The Singapore which PAP had to work with in 1965 was not a fishing village, but a major international ports due to its strategic position at the southern-most point of Asia and straddling the Malacca Straits and South China Sea. Maritime trade between the Asia-Pacific, Middle East, Africa and Europe were already transiting through here in the early 20th Century.
Finally, in 1965 Singapore had an established civil service, public utilities infrastructure, a major international port and public transport network, gaining independence at a time when European countries were investing abroad after the post-war boom. The PAP merely had to work with this existing infrastructure to help Singapore progress.
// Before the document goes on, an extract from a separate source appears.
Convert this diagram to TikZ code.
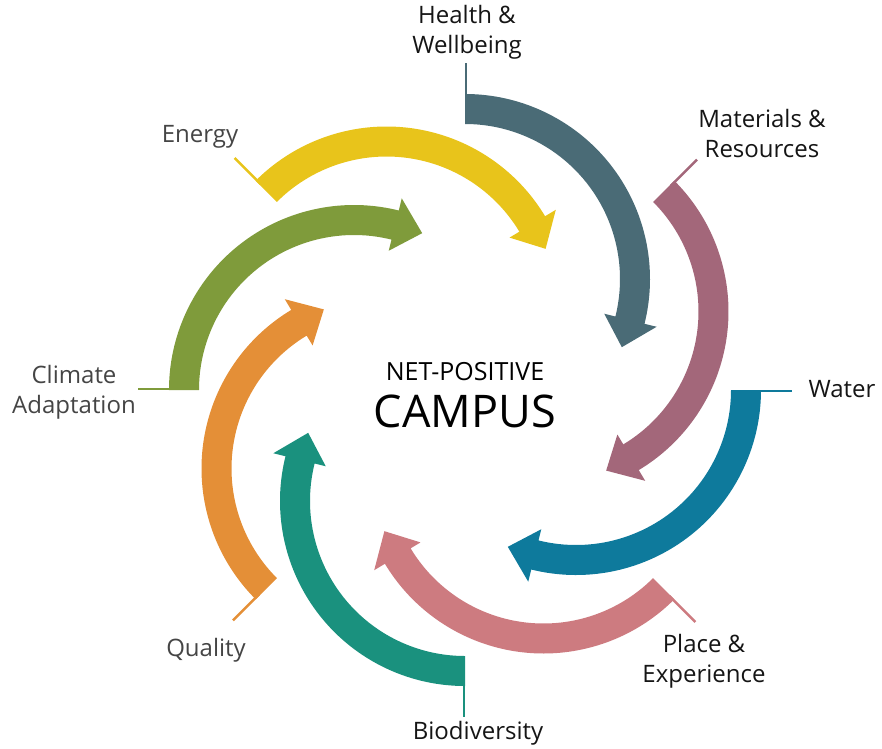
\documentclass[tikz,border=0pt]{standalone}
\usepackage{fontspec}
\setmainfont{Open Sans}
\definecolor{healthslate}{HTML}{4A6B76}
\definecolor{materialsmauve}{HTML}{A3677A}
\definecolor{waterblue}{HTML}{0E7A9C}
\definecolor{placepink}{HTML}{CD7B80}
\definecolor{biodivteal}{HTML}{1A917E}
\definecolor{qualityorange}{HTML}{E48F37}
\definecolor{climateolive}{HTML}{7F9B3B}
\definecolor{energyyellow}{HTML}{E8C41B}
\definecolor{labeldark}{HTML}{151515}
\definecolor{labelgrey}{HTML}{454545}

\begin{document}
\begin{tikzpicture}[x=1pt, y=1pt,
  leader/.style={line width=2.5pt},
  labeltext/.style={inner sep=0pt, align=center, font=\fontsize{24}{30}\selectfont}]
  \useasboundingbox (-465,-358) rectangle (417,390);
  % draw curved arrows, one per theme, turning round the campus
  \fill[healthslate, rotate=0, shift={(0,111)}] (90:185) arc[start angle=90, end angle=-14, radius=185] -- (-14:197.5) -- (-23.5:171) -- (-14:143.5) -- (-14:155) arc[start angle=-14, end angle=90, radius=155] -- cycle;
  \fill[materialsmauve, rotate=-45, shift={(0,111)}] (90:185) arc[start angle=90, end angle=-14, radius=185] -- (-14:197.5) -- (-23.5:171) -- (-14:143.5) -- (-14:155) arc[start angle=-14, end angle=90, radius=155] -- cycle;
  \fill[waterblue, rotate=-90, shift={(0,111)}] (90:185) arc[start angle=90, end angle=-14, radius=185] -- (-14:197.5) -- (-23.5:171) -- (-14:143.5) -- (-14:155) arc[start angle=-14, end angle=90, radius=155] -- cycle;
  \fill[placepink, rotate=-135, shift={(0,111)}] (90:185) arc[start angle=90, end angle=-14, radius=185] -- (-14:197.5) -- (-23.5:171) -- (-14:143.5) -- (-14:155) arc[start angle=-14, end angle=90, radius=155] -- cycle;
  \fill[biodivteal, rotate=-180, shift={(0,111)}] (90:185) arc[start angle=90, end angle=-14, radius=185] -- (-14:197.5) -- (-23.5:171) -- (-14:143.5) -- (-14:155) arc[start angle=-14, end angle=90, radius=155] -- cycle;
  \fill[qualityorange, rotate=-225, shift={(0,111)}] (90:185) arc[start angle=90, end angle=-14, radius=185] -- (-14:197.5) -- (-23.5:171) -- (-14:143.5) -- (-14:155) arc[start angle=-14, end angle=90, radius=155] -- cycle;
  \fill[climateolive, rotate=-270, shift={(0,111)}] (90:185) arc[start angle=90, end angle=-14, radius=185] -- (-14:197.5) -- (-23.5:171) -- (-14:143.5) -- (-14:155) arc[start angle=-14, end angle=90, radius=155] -- cycle;
  \fill[energyyellow, rotate=-315, shift={(0,111)}] (90:185) arc[start angle=90, end angle=-14, radius=185] -- (-14:197.5) -- (-23.5:171) -- (-14:143.5) -- (-14:155) arc[start angle=-14, end angle=90, radius=155] -- cycle;
  % draw thin leader ticks out of each tail
  \draw[leader, healthslate, rotate=0] (1.2,290) -- (1.2,327);
  \draw[leader, materialsmauve, rotate=-45] (1.2,290) -- (1.2,327);
  \draw[leader, waterblue, rotate=-90] (1.2,290) -- (1.2,327);
  \draw[leader, placepink, rotate=-135] (1.2,290) -- (1.2,327);
  \draw[leader, biodivteal, rotate=-180] (1.2,290) -- (1.2,327);
  \draw[leader, qualityorange, rotate=-225] (1.2,290) -- (1.2,327);
  \draw[leader, climateolive, rotate=-270] (1.2,290) -- (1.2,327);
  \draw[leader, energyyellow, rotate=-315] (1.2,290) -- (1.2,327);
  % theme labels
  \node[labeltext, text=labeldark] (health_label) at (2,358.2) {Health \&\\Wellbeing};
  \node[labeltext, text=labeldark] (materials_label) at (297,256.6) {Materials \&\\Resources};
  \node[labeltext, text=labeldark, anchor=base] (water_label) at (377,-7) {Water};
  \node[labeltext, text=labeldark] (place_label) at (239,-270.8) {Place \&\\Experience};
  \node[labeltext, text=labeldark, anchor=base] (biodiv_label) at (13,-349) {Biodiversity};
  \node[labeltext, text=labelgrey, anchor=base] (quality_label) at (-259,-266) {Quality};
  \node[labeltext, text=labelgrey] (climate_label) at (-391,-1.8) {Climate\\Adaptation};
  \node[labeltext, text=labelgrey, anchor=base] (energy_label) at (-265,248) {Energy};
  % centre title
  \node[inner sep=0pt, anchor=base, font=\fontsize{25}{30}\selectfont] (title_top) at (0,10) {NET-POSITIVE};
  \node[inner sep=0pt, anchor=base, font=\fontsize{45}{54}\selectfont] (title_main) at (0,-37) {CAMPUS};
\end{tikzpicture}
\end{document}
While Singapore’s economic miracle is often credited to Lee Kuan Yew, it was the Dutch economist Albert Winsemius that formulated the strategy, while Goh Keng Swee was the architect of independent Singapore’s defence, education and economic policies. Sinnathamby Rajaratnam was the architect of Singapore’s foreign policy, responsible for forging Singapore’s international links.
If anything, Lee Kuan Yew ensured they had the resources and logistics to implement and execute their policies – a vital but supporting role. But he neither the architect nor spearhead for these efforts, as popular myth holds.
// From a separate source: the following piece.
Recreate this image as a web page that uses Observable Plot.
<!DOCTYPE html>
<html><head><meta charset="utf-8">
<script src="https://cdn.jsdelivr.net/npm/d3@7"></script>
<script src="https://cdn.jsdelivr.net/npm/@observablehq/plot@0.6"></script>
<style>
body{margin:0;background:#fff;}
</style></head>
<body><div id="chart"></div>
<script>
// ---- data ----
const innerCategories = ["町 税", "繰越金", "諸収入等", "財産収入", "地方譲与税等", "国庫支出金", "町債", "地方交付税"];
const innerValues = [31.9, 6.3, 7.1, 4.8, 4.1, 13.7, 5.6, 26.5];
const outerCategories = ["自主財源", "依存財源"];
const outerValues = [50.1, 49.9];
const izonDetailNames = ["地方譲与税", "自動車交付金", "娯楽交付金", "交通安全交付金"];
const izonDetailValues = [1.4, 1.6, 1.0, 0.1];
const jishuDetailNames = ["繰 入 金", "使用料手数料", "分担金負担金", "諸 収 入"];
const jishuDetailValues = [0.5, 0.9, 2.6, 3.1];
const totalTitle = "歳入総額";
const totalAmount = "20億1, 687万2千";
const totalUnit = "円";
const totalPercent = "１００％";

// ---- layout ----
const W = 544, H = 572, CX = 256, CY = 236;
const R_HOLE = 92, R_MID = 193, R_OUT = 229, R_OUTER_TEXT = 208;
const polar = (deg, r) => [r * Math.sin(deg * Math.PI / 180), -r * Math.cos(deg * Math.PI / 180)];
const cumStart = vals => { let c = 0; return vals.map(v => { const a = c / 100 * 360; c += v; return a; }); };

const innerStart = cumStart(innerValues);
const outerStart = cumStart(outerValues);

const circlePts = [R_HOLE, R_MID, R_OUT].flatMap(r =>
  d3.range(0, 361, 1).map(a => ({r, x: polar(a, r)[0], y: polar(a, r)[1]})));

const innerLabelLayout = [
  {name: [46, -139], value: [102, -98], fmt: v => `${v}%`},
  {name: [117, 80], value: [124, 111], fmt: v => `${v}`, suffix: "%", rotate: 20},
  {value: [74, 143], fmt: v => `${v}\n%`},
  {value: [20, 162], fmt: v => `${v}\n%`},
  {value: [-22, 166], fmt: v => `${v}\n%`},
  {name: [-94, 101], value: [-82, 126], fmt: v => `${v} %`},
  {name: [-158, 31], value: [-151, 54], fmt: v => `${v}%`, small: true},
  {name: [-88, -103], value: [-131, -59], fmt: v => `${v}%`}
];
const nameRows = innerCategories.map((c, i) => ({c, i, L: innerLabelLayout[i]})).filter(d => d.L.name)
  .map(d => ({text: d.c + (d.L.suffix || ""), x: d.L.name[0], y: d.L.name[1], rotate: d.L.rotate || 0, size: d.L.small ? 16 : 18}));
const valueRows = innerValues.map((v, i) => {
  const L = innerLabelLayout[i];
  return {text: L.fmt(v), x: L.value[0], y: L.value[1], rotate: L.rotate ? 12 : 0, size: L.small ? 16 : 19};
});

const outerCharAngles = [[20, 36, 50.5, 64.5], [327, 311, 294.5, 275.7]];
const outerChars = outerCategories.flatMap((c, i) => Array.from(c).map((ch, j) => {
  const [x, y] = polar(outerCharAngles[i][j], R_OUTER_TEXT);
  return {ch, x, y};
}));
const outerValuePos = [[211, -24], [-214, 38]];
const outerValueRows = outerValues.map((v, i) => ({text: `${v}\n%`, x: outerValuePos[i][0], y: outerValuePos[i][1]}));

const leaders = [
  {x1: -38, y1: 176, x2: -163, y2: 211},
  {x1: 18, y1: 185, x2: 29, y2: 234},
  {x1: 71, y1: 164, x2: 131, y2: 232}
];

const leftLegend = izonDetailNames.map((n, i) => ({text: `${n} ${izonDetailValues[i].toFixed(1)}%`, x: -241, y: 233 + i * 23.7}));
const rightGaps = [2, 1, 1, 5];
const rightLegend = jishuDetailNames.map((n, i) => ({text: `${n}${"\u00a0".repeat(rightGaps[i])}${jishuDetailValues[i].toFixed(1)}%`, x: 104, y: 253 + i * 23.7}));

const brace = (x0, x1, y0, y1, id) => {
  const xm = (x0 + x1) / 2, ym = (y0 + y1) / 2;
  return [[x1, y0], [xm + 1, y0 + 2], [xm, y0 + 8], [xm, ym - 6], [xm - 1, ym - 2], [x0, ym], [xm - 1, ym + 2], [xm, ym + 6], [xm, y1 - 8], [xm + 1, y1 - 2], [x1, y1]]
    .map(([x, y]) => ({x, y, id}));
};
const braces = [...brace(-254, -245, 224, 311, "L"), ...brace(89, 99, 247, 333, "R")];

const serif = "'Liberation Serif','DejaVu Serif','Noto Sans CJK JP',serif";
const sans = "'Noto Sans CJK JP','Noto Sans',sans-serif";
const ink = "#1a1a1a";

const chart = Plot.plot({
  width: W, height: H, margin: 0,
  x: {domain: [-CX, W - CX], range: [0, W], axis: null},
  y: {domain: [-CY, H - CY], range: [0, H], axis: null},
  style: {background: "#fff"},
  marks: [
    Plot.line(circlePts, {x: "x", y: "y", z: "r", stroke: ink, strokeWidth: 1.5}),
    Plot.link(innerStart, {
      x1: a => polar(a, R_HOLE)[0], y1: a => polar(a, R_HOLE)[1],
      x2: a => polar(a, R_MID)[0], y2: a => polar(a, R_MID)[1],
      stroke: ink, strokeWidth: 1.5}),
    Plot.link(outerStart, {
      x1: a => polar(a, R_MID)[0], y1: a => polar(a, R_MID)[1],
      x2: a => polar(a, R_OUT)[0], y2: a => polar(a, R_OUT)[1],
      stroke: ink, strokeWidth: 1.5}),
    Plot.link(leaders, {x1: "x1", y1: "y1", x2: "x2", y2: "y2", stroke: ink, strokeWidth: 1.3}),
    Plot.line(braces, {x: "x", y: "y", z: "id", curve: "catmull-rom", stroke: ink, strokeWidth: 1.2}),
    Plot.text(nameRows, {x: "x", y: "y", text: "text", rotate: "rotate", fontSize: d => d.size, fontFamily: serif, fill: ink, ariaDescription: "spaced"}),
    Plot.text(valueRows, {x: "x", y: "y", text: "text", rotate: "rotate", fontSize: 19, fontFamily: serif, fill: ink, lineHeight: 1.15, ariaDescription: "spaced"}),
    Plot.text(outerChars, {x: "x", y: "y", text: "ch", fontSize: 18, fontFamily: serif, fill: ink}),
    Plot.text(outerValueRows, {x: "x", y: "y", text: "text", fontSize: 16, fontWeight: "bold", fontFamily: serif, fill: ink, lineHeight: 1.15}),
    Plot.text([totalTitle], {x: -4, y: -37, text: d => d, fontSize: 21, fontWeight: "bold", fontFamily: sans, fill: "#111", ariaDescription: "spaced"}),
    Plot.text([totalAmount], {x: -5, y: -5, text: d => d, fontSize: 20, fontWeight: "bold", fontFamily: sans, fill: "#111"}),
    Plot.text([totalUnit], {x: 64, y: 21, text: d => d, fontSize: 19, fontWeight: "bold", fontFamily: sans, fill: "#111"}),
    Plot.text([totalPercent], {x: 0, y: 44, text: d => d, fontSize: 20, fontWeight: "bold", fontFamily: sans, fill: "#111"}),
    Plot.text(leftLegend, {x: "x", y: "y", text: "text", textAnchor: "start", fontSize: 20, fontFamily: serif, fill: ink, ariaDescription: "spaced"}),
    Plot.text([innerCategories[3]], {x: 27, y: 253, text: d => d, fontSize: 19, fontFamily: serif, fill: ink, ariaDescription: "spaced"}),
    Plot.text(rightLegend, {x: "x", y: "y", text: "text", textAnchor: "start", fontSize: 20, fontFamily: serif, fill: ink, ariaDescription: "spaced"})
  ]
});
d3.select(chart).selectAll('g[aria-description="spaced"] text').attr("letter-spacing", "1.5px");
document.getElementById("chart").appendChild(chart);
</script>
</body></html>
Regardless of what his critics have to say, he was a man of ambition, vision and principles. Though there are valid criticisms, history will remember the facts and the outcomes that Lee Kuan Yew has achieved. The narrative will almost certainly change.
Will Singapore and its institutions endure without him? Almost certainly. The markets will continue to function, capital flows will transit through the marketplaces of the city-state and the MRT’s will continue to almost certainly reliably break down for the foreseeable future. Businesses will rise and fall. Political parties will evolve and change.
His death offers an opportunity for change to the PAP, the local political ecosystem and Singapore, in the wake of the challenges that Singapore faces. We live in the age of digital economies, a multi-polar world and the resurgence of China, India and Russia as the Great Powers of the world. Fundamental principles and lessons can be drawn from the past.
But Lee Kuan Yew, like many great men, must be consigned firmly to the past. Lessons can be drawn from his wisdom as we face the future. But we must learn from his mistakes and oversights, as much as his successes. In the words of Schopenhauer: “Let us see rather that like Janus — or better, like Yama, the Brahmin god of death— religion has two faces, one very friendly, one very gloomy.”
Joshua Chiang, a contributing writer of The Online Citizen, opined, “We all want idols. People are complex, full of contradictions, their legacy often chequered. But idols. Now that’s a different thing. They are less a reflection of the person, but of our very own desires.”
Lee Kuan Yew was just as human as any other statesman. Smarter than most, more cunning than most, compassionate to his friends and family while ruthless to his adversaries. He had the same frailties and mortality as all who experience the human condition. Rest well, Mr Lee. Singapore’s in our hands now. It will be fine.